I have for many years been interested in sport and leisure-related social movements and forms of collective action. My Ph.D. dissertation focused on the ‘rave’ youth movement/culture in Canada and led to the book Fight, Flight, or Chill: Subcultures, Youth and Rave into the Twenty-First Century (McGill-Queen’s University Press). Subsequently I attained and conducted research for a SSHRC grant entitled: “Connected Youth: A Study of Youth-Driven Social Movements, Globalization, and Community in the Age of the Internet.” This resulted in a series of articles on ways that new media enables (and could enable) various forms of youth-driven global activism, including the 2009 article “Digital Activism: Neo-Liberalism, the Internet, and ‘Sport for Youth Development’” (authored with Lyndsay Hayhurst) that was ‘runner-up’ in the Sociology of Sport Journal’s Outstanding Article Competition.

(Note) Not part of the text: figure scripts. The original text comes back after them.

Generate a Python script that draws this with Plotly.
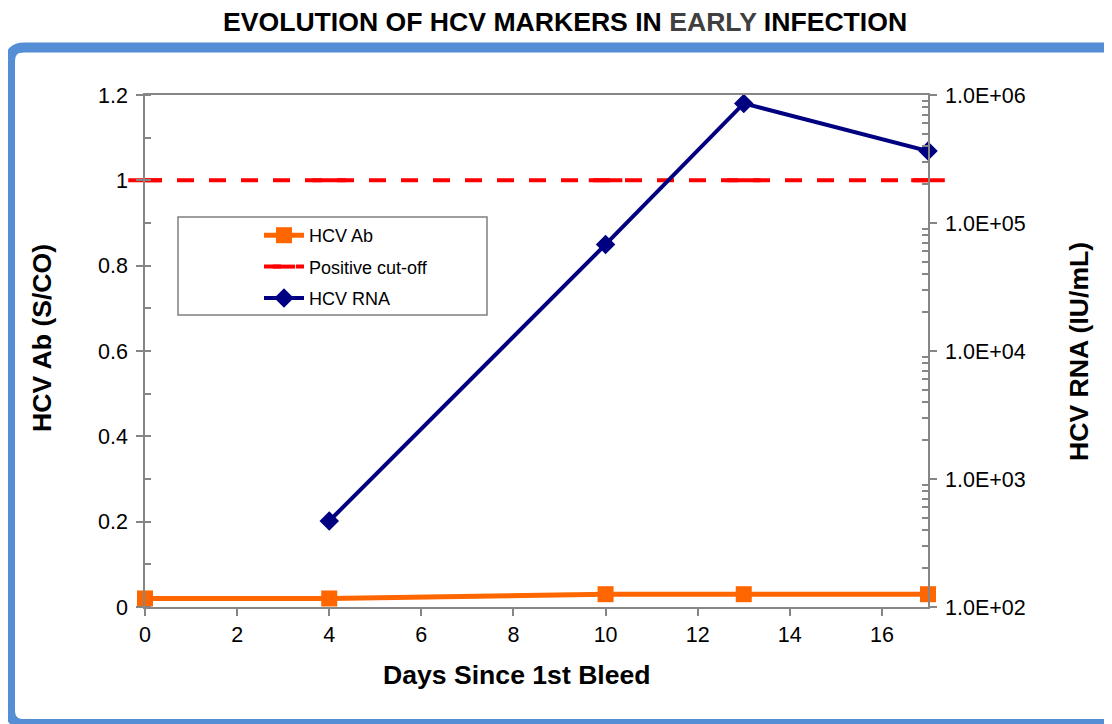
import plotly.graph_objects as go

# ---- data ----
days = [0, 4, 10, 13, 17]
hcv_ab = [0.02, 0.02, 0.03, 0.03, 0.03]
cutoff = [1, 1, 1, 1, 1]
rna_days = [4, 10, 13, 17]
hcv_rna = [470, 68000, 860000, 365000]
right_tickvals = [1e2, 1e3, 1e4, 1e5, 1e6]
right_ticktext = ["1.0E+02", "1.0E+03", "1.0E+04", "1.0E+05", "1.0E+06"]

W, H = 1112, 724
OFF = 8  # page body margin
L, R, T, B = 145, 928, 95, 607

def px(x):
    return (x - L) / (R - L)

def py(y):
    return (B - y) / (B - T)

FONT = "Liberation Sans, Arial, sans-serif"
AXC = "#868686"
BOLD = 26.6
TICK = 21.5

fig = go.Figure()
fig.add_trace(go.Scatter(
    x=days, y=hcv_ab, name="HCV Ab", mode="lines+markers", legendgroup="a",
    line=dict(color="#FF6600", width=5), cliponaxis=False,
    marker=dict(symbol="square", size=16, color="#FF6600"),
))
fig.add_trace(go.Scatter(
    x=days, y=cutoff, name="Positive cut-off", mode="lines+markers", legendgroup="b",
    line=dict(color="#FF0000", width=4, dash="17px,15px"), cliponaxis=False,
    marker=dict(symbol="line-ew", size=24, line=dict(color="#FF0000", width=4)),
))
fig.add_trace(go.Scatter(
    x=rna_days, y=hcv_rna, name="HCV RNA", mode="lines+markers", yaxis="y2",
    legendgroup="c", cliponaxis=False,
    line=dict(color="#000080", width=4),
    marker=dict(symbol="diamond", size=15, color="#000080"),
))

# blue frame with rounded corners on the left
xl, xrt = px(10), px(1130)
yt, ybt = py(47.5), py(724)
frame = (f"M {xrt},{ybt} L {px(24)},{ybt} Q {xl},{ybt} {xl},{py(710)} "
         f"L {xl},{py(61)} Q {xl},{yt} {px(24)},{yt} L {xrt},{yt}")

fig.update_layout(
    width=W - OFF, height=H - OFF,
    margin=dict(l=L - OFF, r=W - R, t=T - OFF, b=H - B),
    plot_bgcolor="white", paper_bgcolor="white",
    font=dict(family=FONT, color="black", size=TICK),
    showlegend=True,
    legend=dict(
        x=px(259), y=py(217), xanchor="left", yanchor="top",
        bgcolor="rgba(0,0,0,0)", borderwidth=0,
        font=dict(family=FONT, size=18, color="black"),
        itemwidth=40, tracegroupgap=5,
    ),
    xaxis=dict(
        range=[0, 17], dtick=2, tick0=0,
        showline=True, linecolor=AXC, linewidth=1.5, mirror=True,
        ticks="outside", ticklen=7, tickcolor=AXC, tickwidth=1.5,
        showgrid=False, zeroline=False,
        tickfont=dict(size=TICK),
    ),
    yaxis=dict(
        range=[0, 1.2], dtick=0.2, tick0=0,
        showline=True, linecolor=AXC, linewidth=1.5,
        ticks="outside", ticklen=7, tickcolor=AXC, tickwidth=1.5,
        minor=dict(dtick=0.1, ticks="inside", ticklen=6, tickcolor=AXC, tickwidth=1.5),
        showgrid=False, zeroline=False,
        tickfont=dict(size=TICK), ticklabelstandoff=4,
    ),
    yaxis2=dict(
        type="log", range=[2, 6], overlaying="y", side="right",
        tickmode="array", tickvals=right_tickvals, ticktext=right_ticktext,
        showline=True, linecolor=AXC, linewidth=1.5,
        ticks="outside", ticklen=7, tickcolor=AXC, tickwidth=1.5,
        minor=dict(tickmode="array",
                   tickvals=[m * 10 ** e for e in range(2, 6) for m in range(2, 10)],
                   ticks="inside", ticklen=6, tickcolor=AXC, tickwidth=1.5),
        showgrid=False, zeroline=False,
        tickfont=dict(size=TICK), ticklabelstandoff=4,
    ),
    shapes=[
        dict(type="rect", xref="paper", yref="paper",
             x0=px(178), x1=px(487), y0=py(217), y1=py(315),
             line=dict(color="#7F7F7F", width=1.5), fillcolor="rgba(0,0,0,0)",
             layer="below"),
        dict(type="path", xref="paper", yref="paper", path=frame,
             line=dict(color="#558ED5", width=10)),
    ],
    annotations=[
        dict(xref="paper", yref="paper", x=px(565), y=py(22),
             text="EVOLUTION OF HCV MARKERS IN <span style='color:#404040'>EARLY</span> INFECTION",
             showarrow=False, font=dict(size=BOLD, family=FONT, weight="bold", color="black"),
             xanchor="center", yanchor="middle"),
        dict(xref="paper", yref="paper", x=px(517), y=py(675),
             text="Days Since 1st Bleed", showarrow=False,
             font=dict(size=BOLD, family=FONT, weight="bold"),
             xanchor="center", yanchor="middle"),
        dict(xref="paper", yref="paper", x=px(42), y=py(338),
             text="HCV Ab (S/CO)", showarrow=False, textangle=-90,
             font=dict(size=BOLD, family=FONT, weight="bold"),
             xanchor="center", yanchor="middle"),
        dict(xref="paper", yref="paper", x=px(1079), y=py(352),
             text="HCV RNA (IU/mL)", showarrow=False, textangle=-90,
             font=dict(size=BOLD, family=FONT, weight="bold"),
             xanchor="center", yanchor="middle"),
    ],
)

fig.write_html("out.html")
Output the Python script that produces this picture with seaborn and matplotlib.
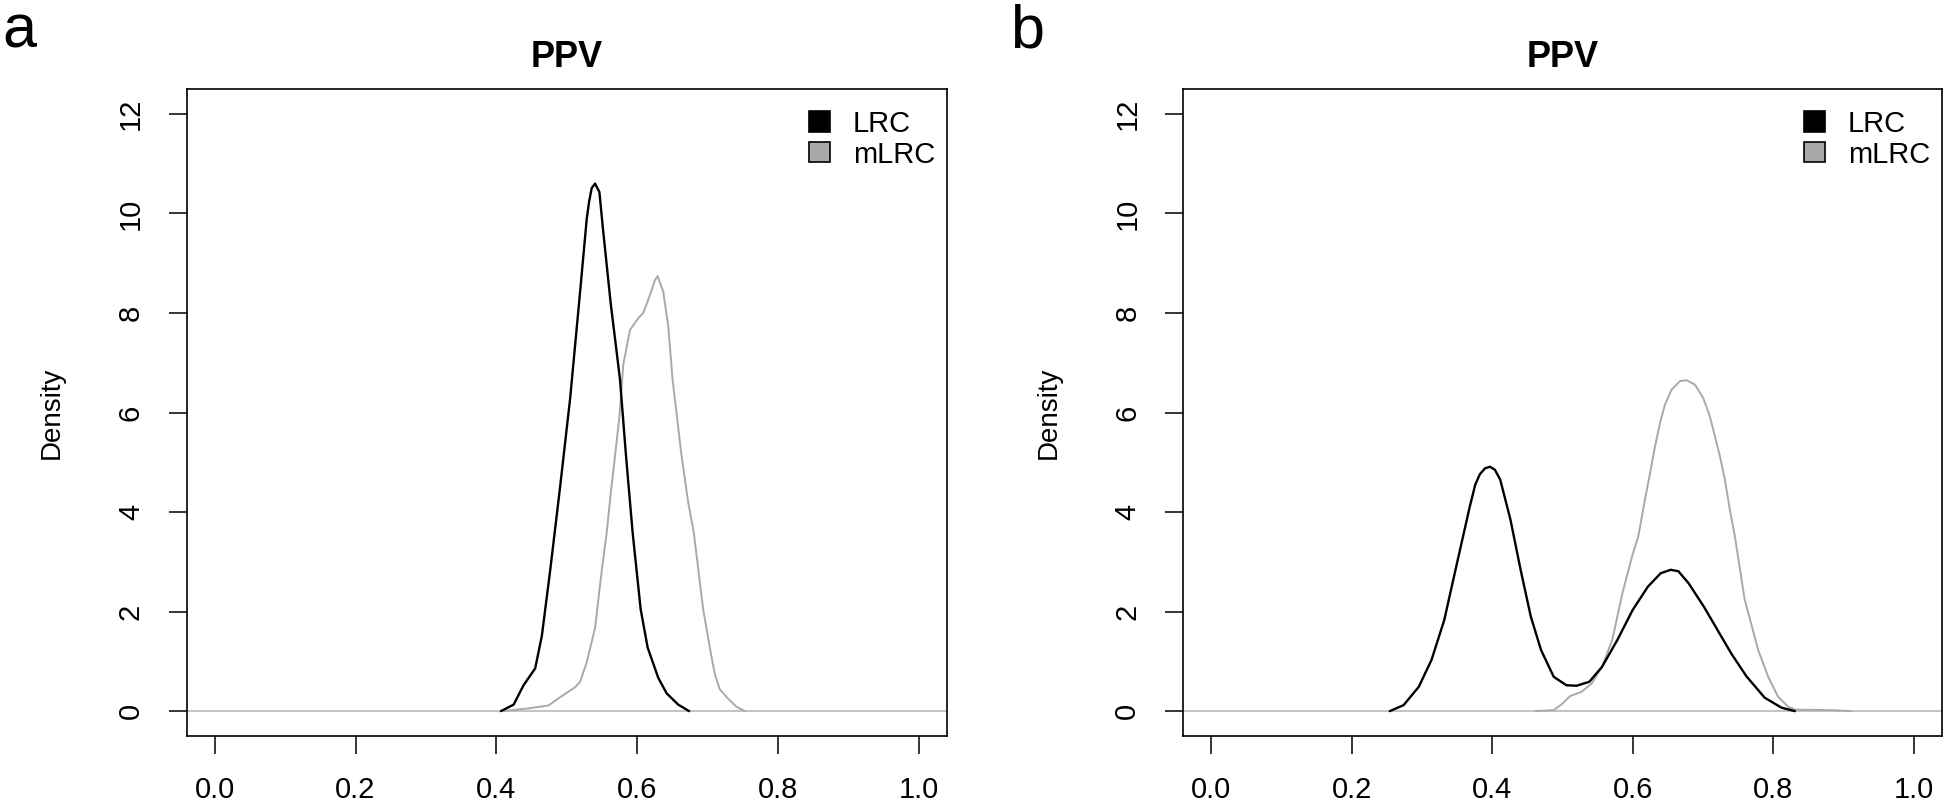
import matplotlib
matplotlib.use("Agg")
import matplotlib.pyplot as plt
from matplotlib.patches import Patch
import seaborn as sns

# density curves, panel a
lrc_a_x = [0.4066, 0.4246, 0.4387, 0.4553, 0.4647, 0.4765, 0.4907, 0.5049, 0.5191,
           0.5285, 0.532, 0.5356, 0.5403, 0.5465, 0.5512, 0.5625, 0.5758, 0.5843,
           0.5937, 0.6051, 0.615, 0.6301, 0.6419, 0.6585, 0.674]
lrc_a_y = [0.0, 0.13, 0.52, 0.86, 1.51, 2.82, 4.51, 6.28, 8.43,
           9.89, 10.25, 10.51, 10.6, 10.43, 9.74, 8.20, 6.66, 5.13,
           3.59, 2.05, 1.28, 0.67, 0.36, 0.13, 0.0]

mlrc_a_x = [0.4104, 0.4482, 0.4742, 0.4907, 0.512, 0.5191, 0.5285, 0.5403, 0.5498,
            0.5569, 0.5625, 0.5687, 0.5748, 0.5805, 0.59, 0.6018, 0.6088, 0.6183,
            0.6254, 0.6292, 0.6372, 0.6443, 0.6505, 0.6632, 0.6726, 0.6806, 0.6939,
            0.7033, 0.7104, 0.7175, 0.7293, 0.7411, 0.7529]
mlrc_a_y = [0.0, 0.06, 0.115, 0.28, 0.48, 0.59, 0.98, 1.67, 2.82,
            3.59, 4.36, 5.13, 5.90, 6.97, 7.66, 7.90, 8.0, 8.36,
            8.66, 8.74, 8.43, 7.74, 6.66, 5.13, 4.20, 3.59, 2.05,
            1.28, 0.75, 0.44, 0.25, 0.09, 0.0]

# panel b
lrc_b_x = [0.2543, 0.274, 0.2957, 0.3138, 0.3319, 0.35, 0.3681, 0.376, 0.3826, 0.39, 0.3971,
           0.404, 0.4116, 0.4261, 0.4406, 0.4551, 0.4696, 0.4877, 0.5058, 0.5203,
           0.5384, 0.5565, 0.5783, 0.6, 0.6217, 0.6399, 0.6543, 0.6652, 0.6797,
           0.7014, 0.7304, 0.7408, 0.762, 0.788, 0.8118, 0.831]
lrc_b_y = [0.0, 0.12, 0.49, 1.03, 1.83, 2.97, 4.10, 4.55, 4.76, 4.88, 4.91,
           4.85, 4.65, 3.85, 2.84, 1.90, 1.23, 0.69, 0.52, 0.51,
           0.59, 0.89, 1.43, 2.03, 2.50, 2.77, 2.84, 2.81, 2.57,
           2.10, 1.40, 1.15, 0.70, 0.27, 0.07, 0.0]

mlrc_b_x = [0.462, 0.4877, 0.5, 0.5108, 0.5275, 0.542, 0.5565, 0.571, 0.5855, 0.6,
            0.6081, 0.6176, 0.6248, 0.6319, 0.639, 0.6461, 0.6555, 0.6674, 0.6768,
            0.6887, 0.7006, 0.71, 0.7172, 0.7243, 0.7314, 0.7385, 0.7456, 0.7594,
            0.7787, 0.793, 0.807, 0.8213, 0.831, 0.8826, 0.9116]
mlrc_b_y = [0.0, 0.02, 0.15, 0.30, 0.39, 0.56, 0.89, 1.43, 2.37, 3.15,
            3.51, 4.25, 4.78, 5.32, 5.79, 6.16, 6.46, 6.63, 6.65,
            6.56, 6.29, 5.92, 5.52, 5.12, 4.65, 4.04, 3.51, 2.25,
            1.23, 0.69, 0.29, 0.09, 0.03, 0.02, 0.0]

x_ticks = [0.0, 0.2, 0.4, 0.6, 0.8, 1.0]
y_ticks = [0, 2, 4, 6, 8, 10, 12]
series_names = ["LRC", "mLRC"]
panel_letters = ["a", "b"]

sns.set_style("white")
plt.rcParams['font.family'] = ['Liberation Sans', 'DejaVu Sans']
plt.rcParams['text.color'] = 'black'
plt.rcParams['axes.labelcolor'] = 'black'

fig = plt.figure(figsize=(19.46, 8.05), dpi=100)
ax_a = fig.add_axes([0.0959, 0.0857, 0.3906, 0.8037])
ax_b = fig.add_axes([0.6079, 0.0857, 0.3899, 0.8037])

panels = [(ax_a, lrc_a_x, lrc_a_y, mlrc_a_x, mlrc_a_y),
          (ax_b, lrc_b_x, lrc_b_y, mlrc_b_x, mlrc_b_y)]

for ax, lx, ly, mx, my in panels:
    ax.axhline(0, color='#bebebe', lw=1.3, zorder=1)
    sns.lineplot(x=lx, y=ly, ax=ax, color='black', lw=1.7, sort=False, estimator=None, zorder=3)
    sns.lineplot(x=mx, y=my, ax=ax, color='#a9a9a9', lw=1.4, sort=False, estimator=None, zorder=2)

    ax.set_xlim(-0.04, 1.04)
    ax.set_ylim(-0.5, 12.5)
    ax.set_xticks(x_ticks)
    ax.set_xticklabels([f"{t:.1f}" for t in x_ticks])
    ax.set_yticks(y_ticks)
    ax.set_yticklabels([str(t) for t in y_ticks], rotation=90, va='center')
    ax.tick_params(axis='both', direction='out', length=13, width=1.1, colors='black',
                   labelsize=21, left=True, bottom=True)
    ax.tick_params(axis='x', pad=16)
    ax.tick_params(axis='y', pad=17)
    for sp in ax.spines.values():
        sp.set_visible(True)
        sp.set_color('black')
        sp.set_linewidth(1.2)

    ax.set_title("PPV", fontsize=26, fontweight='bold', pad=16, color='black')
    ax.set_ylabel("Density", fontsize=20, color='black')
    ax.yaxis.set_label_coords(-0.160, 0.5)
    ax.set_xlabel("")

    handles = [Patch(facecolor='black', edgecolor='black', lw=1.2),
               Patch(facecolor='#a9a9a9', edgecolor='black', lw=1.2)]
    leg = ax.legend(handles, series_names, loc='upper right', bbox_to_anchor=(0.985, 0.968),
                    frameon=False, fontsize=21, borderpad=0, borderaxespad=0,
                    handlelength=0.72, handleheight=0.68, handletextpad=0.8, labelspacing=0.1)
    for t in leg.get_texts():
        t.set_color('black')

fig.text(0.001, 1 - 48 / 805, panel_letters[0], fontsize=44, va='baseline', ha='left', color='black')
fig.text(1010 / 1946, 1 - 48 / 805, panel_letters[1], fontsize=44, va='baseline', ha='left', color='black')

fig.savefig("out.png", dpi=100)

Subsequent to this, I studied the role of elite Kenyan runners in peace promotion efforts following Kenya’s post-election violence in 2007-2008 (study funded by a UBC Hampton Research Grant, Bill Sheel PI). The following publication emerged from this work:
Wilson, Brian, Van Luijk, Nicolien, & Boit, Mike. (2015). When Celebrity Athletes are ‘Social Movement Entrepreneurs’: A Study of the Role of Elite Runners in Run-for- Peace Events in Post-conflict Kenya in 2008. International Review for the Sociology of Sport, 50(8), 929-957.